Shamba Shape Up’s SMS service has received messages from over 70,000 viewers since it began in 2012, with the second and third series generating over 37,000 texts in just 26 weeks. Internet use is also rising—the Facebook page has 20,000 followers and the Africa Knowledge Zone 400,000 hits. So the audience is accessing the programme off air and online, too.

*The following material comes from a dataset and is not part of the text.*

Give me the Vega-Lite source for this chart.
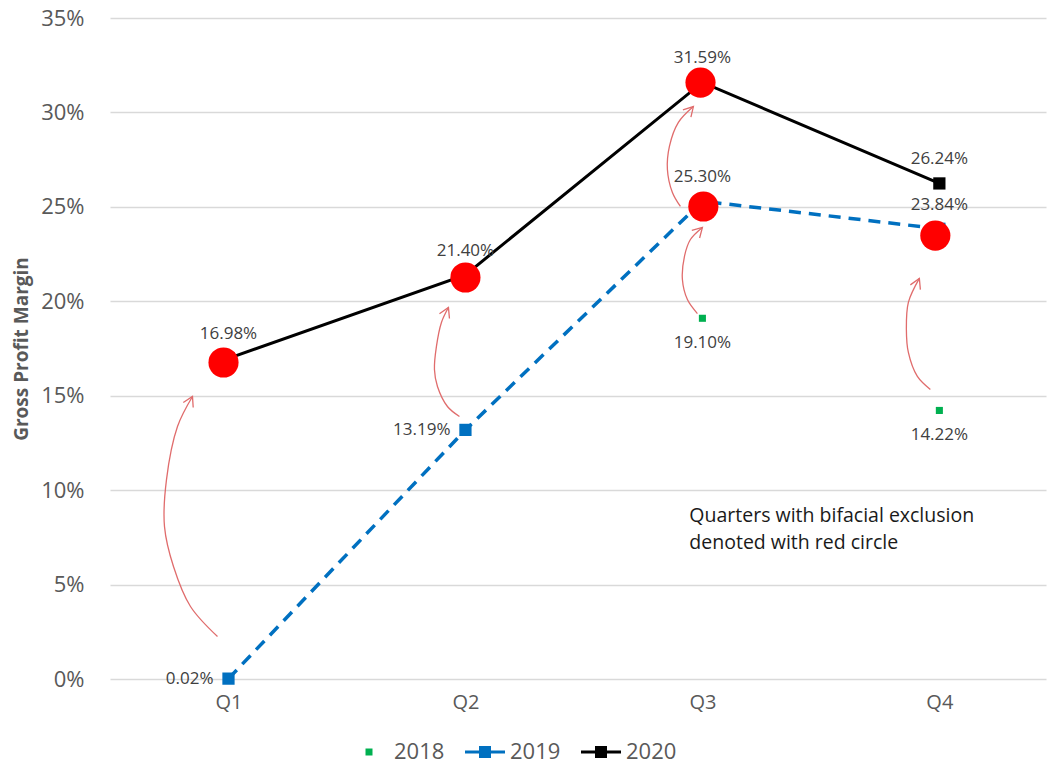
{
  "$schema": "https://vega.github.io/schema/vega-lite/v6.json",
  "width": 936,
  "height": 661,
  "autosize": {"type": "none"},
  "padding": {"left": 110, "top": 18, "right": 1, "bottom": 89},
  "background": "white",
  "config": {
    "view": {"stroke": null},
    "font": "Open Sans",
    "axis": {"labelFont": "Open Sans", "titleFont": "Open Sans"},
    "legend": {"labelFont": "Open Sans"}
  },
  "datasets": {
    "main": [
      {"year": "2018", "q": 3, "value": 0.1910},
      {"year": "2018", "q": 4, "value": 0.1422},
      {"year": "2019", "q": 1, "value": 0.0002},
      {"year": "2019", "q": 2, "value": 0.1319},
      {"year": "2019", "q": 3, "value": 0.2530},
      {"year": "2019", "q": 4, "value": 0.2384},
      {"year": "2020", "q": 1, "value": 0.1698},
      {"year": "2020", "q": 2, "value": 0.2140},
      {"year": "2020", "q": 3, "value": 0.3159},
      {"year": "2020", "q": 4, "value": 0.2624}
    ],
    "circles": [
      {"q": 0.979, "value": 0.1676},
      {"q": 2.0, "value": 0.2126},
      {"q": 2.992, "value": 0.3158},
      {"q": 3.004, "value": 0.2502},
      {"q": 3.983, "value": 0.2348}
    ],
    "arrows": [
      {"id": 1, "ord": 1, "q": 0.9536, "value": 0.0225},
      {"id": 1, "ord": 2, "q": 0.8397, "value": 0.0384},
      {"id": 1, "ord": 3, "q": 0.7679, "value": 0.0596},
      {"id": 1, "ord": 4, "q": 0.7300, "value": 0.0807},
      {"id": 1, "ord": 5, "q": 0.7384, "value": 0.1056},
      {"id": 1, "ord": 6, "q": 0.7848, "value": 0.1337},
      {"id": 1, "ord": 7, "q": 0.8481, "value": 0.1496},
      {"id": 2, "ord": 1, "q": 1.9747, "value": 0.1390},
      {"id": 2, "ord": 2, "q": 1.9241, "value": 0.1443},
      {"id": 2, "ord": 3, "q": 1.8819, "value": 0.1549},
      {"id": 2, "ord": 4, "q": 1.8692, "value": 0.1639},
      {"id": 2, "ord": 5, "q": 1.8776, "value": 0.1761},
      {"id": 2, "ord": 6, "q": 1.8987, "value": 0.1888},
      {"id": 2, "ord": 7, "q": 1.9283, "value": 0.1967},
      {"id": 3, "ord": 1, "q": 2.9789, "value": 0.1935},
      {"id": 3, "ord": 2, "q": 2.9367, "value": 0.2009},
      {"id": 3, "ord": 3, "q": 2.9156, "value": 0.2115},
      {"id": 3, "ord": 4, "q": 2.9241, "value": 0.2237},
      {"id": 3, "ord": 5, "q": 2.9494, "value": 0.2327},
      {"id": 3, "ord": 6, "q": 3.0, "value": 0.2391},
      {"id": 4, "ord": 1, "q": 2.9072, "value": 0.2502},
      {"id": 4, "ord": 2, "q": 2.8734, "value": 0.2576},
      {"id": 4, "ord": 3, "q": 2.8523, "value": 0.2698},
      {"id": 4, "ord": 4, "q": 2.8608, "value": 0.2820},
      {"id": 4, "ord": 5, "q": 2.8987, "value": 0.2947},
      {"id": 4, "ord": 6, "q": 2.9620, "value": 0.3031},
      {"id": 5, "ord": 1, "q": 3.9620, "value": 0.1533},
      {"id": 5, "ord": 2, "q": 3.9072, "value": 0.1602},
      {"id": 5, "ord": 3, "q": 3.8692, "value": 0.1729},
      {"id": 5, "ord": 4, "q": 3.8608, "value": 0.1851},
      {"id": 5, "ord": 5, "q": 3.8692, "value": 0.1994},
      {"id": 5, "ord": 6, "q": 3.9156, "value": 0.2121}
    ],
    "heads": [
      {"id": 1, "ord": 1, "q": 0.8093, "value": 0.1464},
      {"id": 1, "ord": 2, "q": 0.8481, "value": 0.1496},
      {"id": 1, "ord": 3, "q": 0.8511, "value": 0.1438},
      {"id": 2, "ord": 1, "q": 1.8903, "value": 0.1934},
      {"id": 2, "ord": 2, "q": 1.9283, "value": 0.1967},
      {"id": 2, "ord": 3, "q": 1.9325, "value": 0.1909},
      {"id": 3, "ord": 1, "q": 2.9553, "value": 0.2376},
      {"id": 3, "ord": 2, "q": 3.0, "value": 0.2391},
      {"id": 3, "ord": 3, "q": 2.9882, "value": 0.2335},
      {"id": 4, "ord": 1, "q": 2.9177, "value": 0.3014},
      {"id": 4, "ord": 2, "q": 2.9620, "value": 0.3031},
      {"id": 4, "ord": 3, "q": 2.9515, "value": 0.2975},
      {"id": 5, "ord": 1, "q": 3.8776, "value": 0.2087},
      {"id": 5, "ord": 2, "q": 3.9156, "value": 0.2121},
      {"id": 5, "ord": 3, "q": 3.9198, "value": 0.2062}
    ],
    "notes": [
      {"q": 2.945, "value": 0.0862, "text": "Quarters with bifacial exclusion"},
      {"q": 2.945, "value": 0.0720, "text": "denoted with red circle"}
    ]
  },
  "encoding": {
    "x": {
      "field": "q", "type": "quantitative",
      "scale": {"domain": [0.5, 4.45], "nice": false, "zero": false},
      "axis": {
        "values": [1, 2, 3, 4], "labelExpr": "'Q' + datum.value",
        "title": null, "grid": false, "ticks": false, "domain": false,
        "labelFontSize": 20, "labelColor": "#595959", "labelPadding": 13
      }
    },
    "y": {
      "field": "value", "type": "quantitative",
      "scale": {"domain": [0, 0.35], "nice": false},
      "axis": {
        "values": [0, 0.05, 0.1, 0.15, 0.2, 0.25, 0.3, 0.35], "format": ".0%",
        "title": "Gross Profit Margin", "titleFontSize": 19, "titleFontWeight": "bold",
        "titleColor": "#595959", "titlePadding": 9,
        "grid": true, "gridColor": "#D9D9D9", "gridWidth": 1.3,
        "ticks": false, "domain": false,
        "labelFontSize": 22, "labelColor": "#595959", "labelPadding": 26
      }
    }
  },
  "layer": [
    {
      "data": {"name": "main"},
      "transform": [{"filter": "datum.year == '2019'"}],
      "mark": {"type": "line", "color": "#0070C0", "strokeWidth": 3.5, "strokeDash": [12, 8]},
      "encoding": {"order": {"field": "q"}}
    },
    {
      "data": {"name": "main"},
      "transform": [{"filter": "datum.year == '2020'"}],
      "mark": {"type": "line", "color": "#000000", "strokeWidth": 3}
    },
    {
      "data": {"name": "main"},
      "transform": [{"filter": "datum.year == '2019'"}],
      "mark": {"type": "point", "shape": "square", "filled": true, "opacity": 1, "color": "#0070C0", "size": 150}
    },
    {
      "data": {"name": "main"},
      "transform": [{"filter": "datum.year == '2020'"}],
      "mark": {"type": "point", "shape": "square", "filled": true, "opacity": 1, "color": "#000000", "size": 150}
    },
    {
      "data": {"name": "main"},
      "transform": [{"filter": "datum.year == '2018'"}],
      "mark": {"type": "point", "shape": "square", "filled": true, "opacity": 1, "color": "#00B050", "size": 50}
    },
    {
      "data": {"name": "circles"},
      "mark": {"type": "point", "shape": "circle", "filled": true, "opacity": 1, "color": "#FF0000", "size": 908}
    },
    {
      "data": {"name": "arrows"},
      "mark": {"type": "line", "color": "#E06C6C", "strokeWidth": 1.3, "interpolate": "catmull-rom"},
      "encoding": {"detail": {"field": "id"}, "order": {"field": "ord"}}
    },
    {
      "data": {"name": "heads"},
      "mark": {"type": "line", "color": "#E06C6C", "strokeWidth": 1.3},
      "encoding": {"detail": {"field": "id"}, "order": {"field": "ord"}}
    },
    {
      "data": {"name": "main"},
      "transform": [{"filter": "datum.year == '2020' || (datum.year == '2019' && datum.q >= 3)"}],
      "mark": {"type": "text", "dy": -24, "fontSize": 17, "color": "#404040", "baseline": "middle"},
      "encoding": {"text": {"field": "value", "type": "quantitative", "format": ".2%"}}
    },
    {
      "data": {"name": "main"},
      "transform": [{"filter": "datum.year == '2019' && datum.q <= 2"}],
      "mark": {"type": "text", "dx": -15, "align": "right", "fontSize": 17, "color": "#404040", "baseline": "middle"},
      "encoding": {"text": {"field": "value", "type": "quantitative", "format": ".2%"}}
    },
    {
      "data": {"name": "main"},
      "transform": [{"filter": "datum.year == '2018'"}],
      "mark": {"type": "text", "dy": 25, "fontSize": 17, "color": "#404040", "baseline": "middle"},
      "encoding": {"text": {"field": "value", "type": "quantitative", "format": ".2%"}}
    },
    {
      "data": {"name": "notes"},
      "mark": {"type": "text", "align": "left", "baseline": "middle", "fontSize": 19.5, "color": "#1A1A1A"},
      "encoding": {"text": {"field": "text"}}
    },
    {
      "data": {"name": "main"},
      "mark": {"type": "point", "filled": true, "opacity": 0},
      "encoding": {
        "color": {
          "field": "year", "type": "nominal",
          "scale": {"domain": ["2018", "2019", "2020"], "range": ["#00B050", "#0070C0", "#000000"]},
          "legend": {
            "title": null, "orient": "none", "direction": "horizontal",
            "legendX": 239, "legendY": 714, "padding": 0,
            "symbolSize": 1600, "symbolOpacity": 1, "symbolStrokeWidth": 0,
            "labelFontSize": 22, "labelColor": "#595959", "labelOffset": 5,
            "columnPadding": 20,
            "encode": {"symbols": {"update": {"opacity": {"value": 1}, "fillOpacity": {"value": 1}}}}
          }
        },
        "shape": {
          "field": "year", "type": "nominal",
          "scale": {
            "domain": ["2018", "2019", "2020"],
            "range": [
              "M-0.175,-0.175H0.175V0.175H-0.175Z",
              "M-1,-0.075H1V0.075H-1Z M-0.3,-0.3H0.3V0.3H-0.3Z",
              "M-1,-0.075H1V0.075H-1Z M-0.3,-0.3H0.3V0.3H-0.3Z"
            ]
          }
        }
      }
    }
  ]
}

CGIAR scientists and development partners proactively engage with Shamba Shape Up. Parent company Mediae is expanding CSA platforms in East Africa by linking to their iShamba mobile, SMS and Internet services. For example, Shamba Shape Up undertook a study for the World Bank to evaluate how to improve risk management in agriculture in Kenya.

Key facts

  • Shamba Shape Up has over 9 million average monthly viewers.
  • In 2014, 42% of Shama Shape Up viewers (over 5.5 million) adopted new practices, boosting Kenya’s GDP by USD 24 million from productivity increase in maize and dairy.

Lessons: key elements of success

  • Dissemination of CSA information in a creative manner via television reaches a wide audience.
  • Bringing together a range of interactive formats, such as television, SMS, iShamba etc., gives farmers the ability to access, interact and ask questions regarding agricultural production, markets and seasonal forecasts.